Toxic masculinity is actually counter-productive to the company's operations and must be addressed. Toxic masculinity is an assumption about male behavior that is shaped by social or society.
“Toxic masculinity is a misunderstanding about how a man should behave. For example, the assumption in society that men should not cry. Of course, this traditional perception of masculinity can encourage negative behavior in the workplace,” said Maya Juwita, Executive Director, Indonesia Business Coalition for Women Empowerment (IBCWE).
The impact of toxic masculinity is the adoption of negative behaviors in men that are harmful to women, society and the men themselves. This form of adoption of negative behavior can take the form of unwanted domination, irresponsible risk taking and hatred of women. Moreover, this negative bias behavior can be embedded in his subconscious.
FWD Insurance Indonesia's Chief Human Resources Officer, Rudy Manik added, the challenge is that sometimes men are caught in a situation where they have to fulfill demands that must be achieved, resulting in toxic masculinity behavior. Therefore, to change the organizational culture to be more equal, it must come from the company's leadership. "Firstly, we determine what behavior should be displayed when interacting, competing, and delivering performance targets, and it all starts from the top," he added.
Meanwhile, Acting Deputy for Community Participation at the Ministry of Women's Empowerment and Child Protection (Kemen PPPA), Indra Gunawan said, there are still many challenges to be faced, especially to eliminate the boundaries of socio-cultural norms that can hinder women. "We also need to learn a lot and process to understand gender issues and the needs of women to create an equal work environment," he said.
IBCWE disseminating the results of a survey on Toxic Masculinity conducted in February 2022 to portray the role of misguided masculinity in the dynamics of gender equality in the workplace. The dissemination of the survey results was carried out in commemoration of International Women's Day on March 11, 2022 in collaboration with the Ministry of Women's Empowerment and Child Protection (Kemen PPPA), in collaboration with FWD Insurance Indonesia, and support from PT Bank BTPN, L'Oréal Indonesia, and the Government. Australia through the Investing in Women program.
“A survey of 10 toxic masculinities that exist in the workplace in Indonesia and most respondents agree with this misguided masculinity. This means that Indonesian society in general still has standards that are difficult for men to achieve. These unattainable standards can encourage negative work behavior or culture. For example, the culture of putting each other down, prioritizing work or never admitting their faults," said Maya Juwita.
The findings of this survey stated that as many as 91 percent of respondents disagreed that men do not need friends to confide in, followed by 88 percent who disagreed that men do not need help from others to solve their own problems, then men should be more dominant than women in all respects as much as 80%, and men do not need to take care of the household and take care of children as much as 95% of respondents who disagreed. This refutes the social assumption that domestic tasks are only done by women.

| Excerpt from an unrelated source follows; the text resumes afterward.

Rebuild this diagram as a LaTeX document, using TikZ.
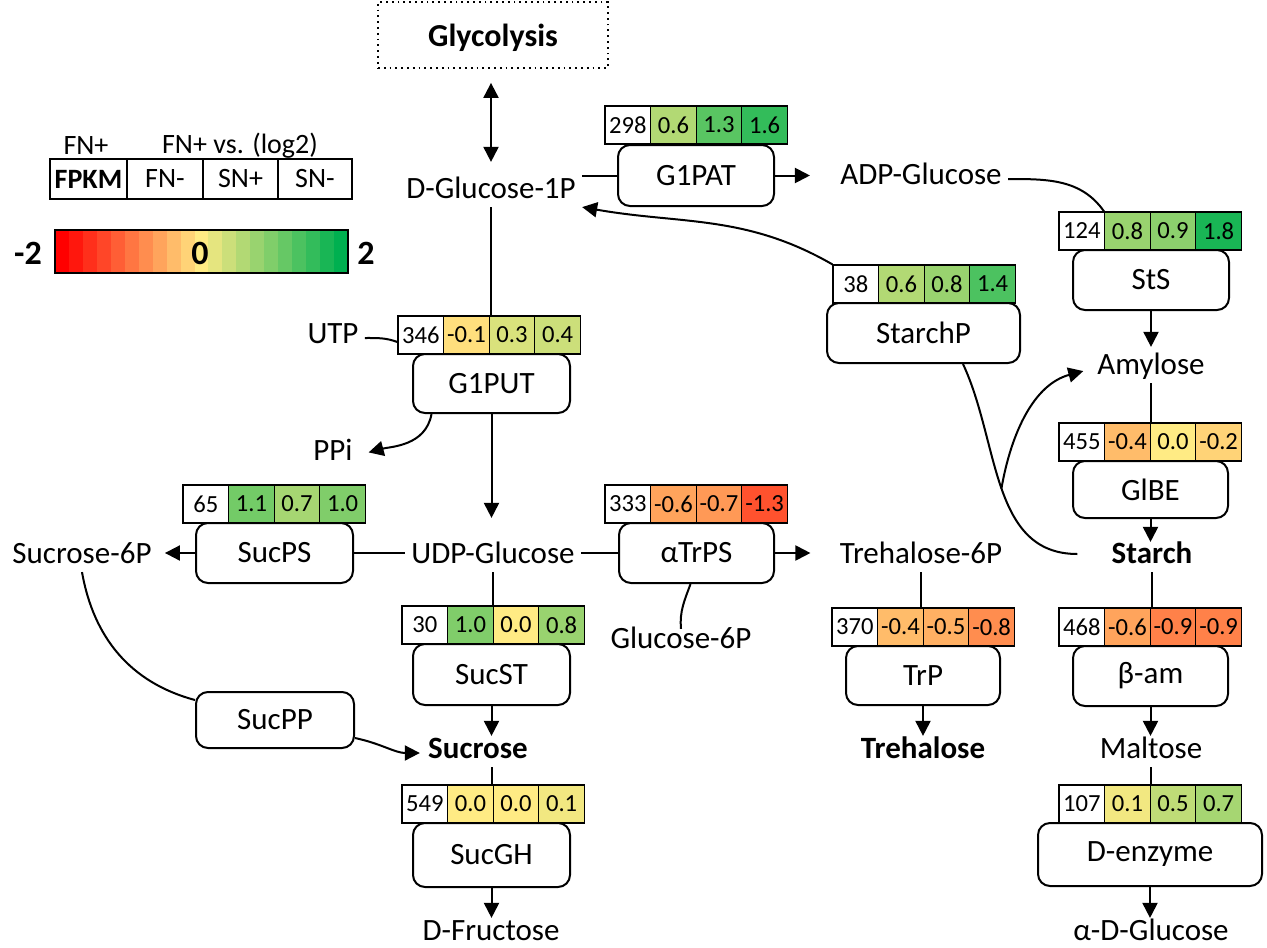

In addition, the statement of agreement by respondents recorded that 81 percent stated that men must be physically and mentally strong, then 62 percent stated that men are more appropriate to do heavy or physical work, and 71 percent stated that men are considered to always be able to make decisions on their work.
IBCWE conducted this rapid survey on 896 people during February 2022. The respondents were divided into 532 women (59.4%), 362 men (40.4%), and 2 people who did not mention their gender (0.2%). Most of the respondents were aged 25-34 years, as many as 311 and consisted of 123 men (34%), 187 women (35%), and the rest did not mention their age.
Lelaki Turut Serta (Male Fellow)
For diversity and inclusion in the workplace to be achieved, the involvement and support of all genders is essential, including men. Data from Global research from the Boston Consulting Group shows that when men are directly involved in gender diversity, both men and women believe that their companies are making far greater progress towards achieving gender equality. Data shows that of companies where men are actively involved in gender inclusion programs, 96 percent report progress - compared to 30 percent of companies where men are not involved. However, companies tend to focus only on changing women rather than solving the systemic structures that lead to male privilege and enforce male behavior.
Therefore, IBCWE with the support of the Kemen PPPA launched the Lelaki Turut Serta Campaign which was attended by male representatives from IBCWE member companies. This campaign focuses on four main things to demonstrate its involvement in gender equality and women's empowerment, namely; commitment, competency development related to gender equality in the workplace, networking, and advocacy.